Two hundred and nineteen years ago, delegates from twelve states gathered in Independence Hall to decide what form of government was best suited for this then new nation. From May through September of a hot Philadelphia summer, the delegates debated into the night. The Virginia delegation proposed one form for the legislature. New Jersey's delegation proposed another. Eventually, everyone agreed to a compromise proposed by the Connecticut delegation. One controversy followed another and each one required extensive rounds of proposals, criticism, counter-proposals, disagreements, rejections and compromises. At times the delegates didn't much like each other; however, for four, hot, humid months, bound together by a common duty, they debated each other at close quarters, and they produced an amazing document. Perhaps its most amazing feature is that it created a government which not only respects differences of opinion, but almost requires dissent.

Those heroic delegates to the Constitutional Convention of 1787, decided, after four months of sticky debate in a cramped room inconveniently far from most of their homes, to create a legislature which would require future generations to endure similarly interminable debates. They knew what horrors they were visiting upon future members of Congress, and they did it anyway. They did it because it was the only way to live up to that document's opening words, "We, the people of these United States, in order to form a more perfect union...."

Dissent is thus far more than every American's birthright. Dissent and difference of opinion are the catalysts that power the legislative process. They are almost a Constitutional imperative. And, in case, we might somehow, some day forget just how crucial the free exchange of ideas is to a democracy, Congress tacked on the Bill of Rights, the first of which guarantees to each of us the freedom of speech.

The members of that amazing convocation also concluded that governmental powers derived from the people, and, knowing that their conclusion was so new as to be almost unique, they strove to create a government whose form would help protect the people's hold upon their power. To that end, they created a government in which each branch--executive, legislative and judicial--stands as a guarantor of the people's rights against abuse of power by one or both of the other branches.

President Bush, Vice President Cheney, and their administration have by their actions consistently shown their contempt for the people's rights and for those powers reserved by the Constitution for the Congress and for the courts. This Bush Administration has condoned torture. Of course, they claimed it wasn't torture, but they accomplished that by re-defining torture as physical coercion which causes its victims pain equal to that of organ failure or death. Despite the nicety of their language, prisoners have been killed. Now that the Congress has, over Mr. Bush's and Mr. Cheney's objections, passed a law forbidding U.S. forces to torture prisoners, the Bush administration instead allows allies to perform our torture for us. Suspects (a number of whom have subsequently proven to have been taken in error) are flown to perhaps Egypt or Romania and beaten, half drowned or partially electrocuted there. That alone is enough of a "high crime" to justify impeachment, but that's only the beginning of this administration's crimes against humanity and our Constitution. In his 2003 State of the Union address, Mr. Bush lied to Congress about weapons of mass destruction in order to gain support for a war in Iraq. Mr. Cheney consistently claimed that Iraq was tied to the hijack attacks even after the bipartisan 9/11 Commission concluded there was no credible evidence of any such link. Lying to Congress is a federal crime. Lying to Congress in order to gain approval for the use of military force compounds that crime by unconstitutionally undermining Congress' sole power to declare war.
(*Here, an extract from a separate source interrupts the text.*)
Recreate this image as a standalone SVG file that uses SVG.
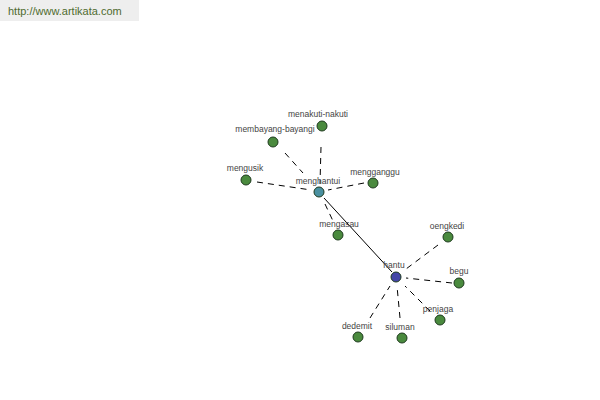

And Congress isn't the only branch of the government whose constitutional authority this Bush administration has repeatedly and illegally ignored and subverted. George W. Bush has signed multiple executive orders approving the bypassing of the secret intelligence court's jurisdiction over national security wiretapping. That court, established by act of Congress to expedite the approval of searches in matters relating to our national security, regularly approves wiretaps within hours if not minutes, and reportedly even approves wiretaps retroactively. Why is it that a court which deliberates in secret (and thus without notice to, or legal representation for, those potentially about to be searched) and which is willing to approve wiretaps after the fact, isn't sufficient for Mr. Bush and his administration?

The Bush administration's continued threat to our system of government and to our democratic principles is obvious. The grounds for impeachment are no less clear. Congress, however, isn't calling for impeachment hearings. I am. That's why I'm running for Congress.

If you're in my district, I hope you will vote for me. If you're not in my district, I encourage you to press your Congresswoman or Congressman to sponsor or co-sponsor a bill of impeachment. If your Representative won't call for the impeachment of Bush and Cheney, then I encourage you to join me in running for Congress. Check with your county elections board now. They can tell you how to become a candidate. There is this thing about a government of the people: when the people stop acting as if government matters to them, it ceases to be their government even as it continues to act in their name. It never, however, ceases to be their responsibility.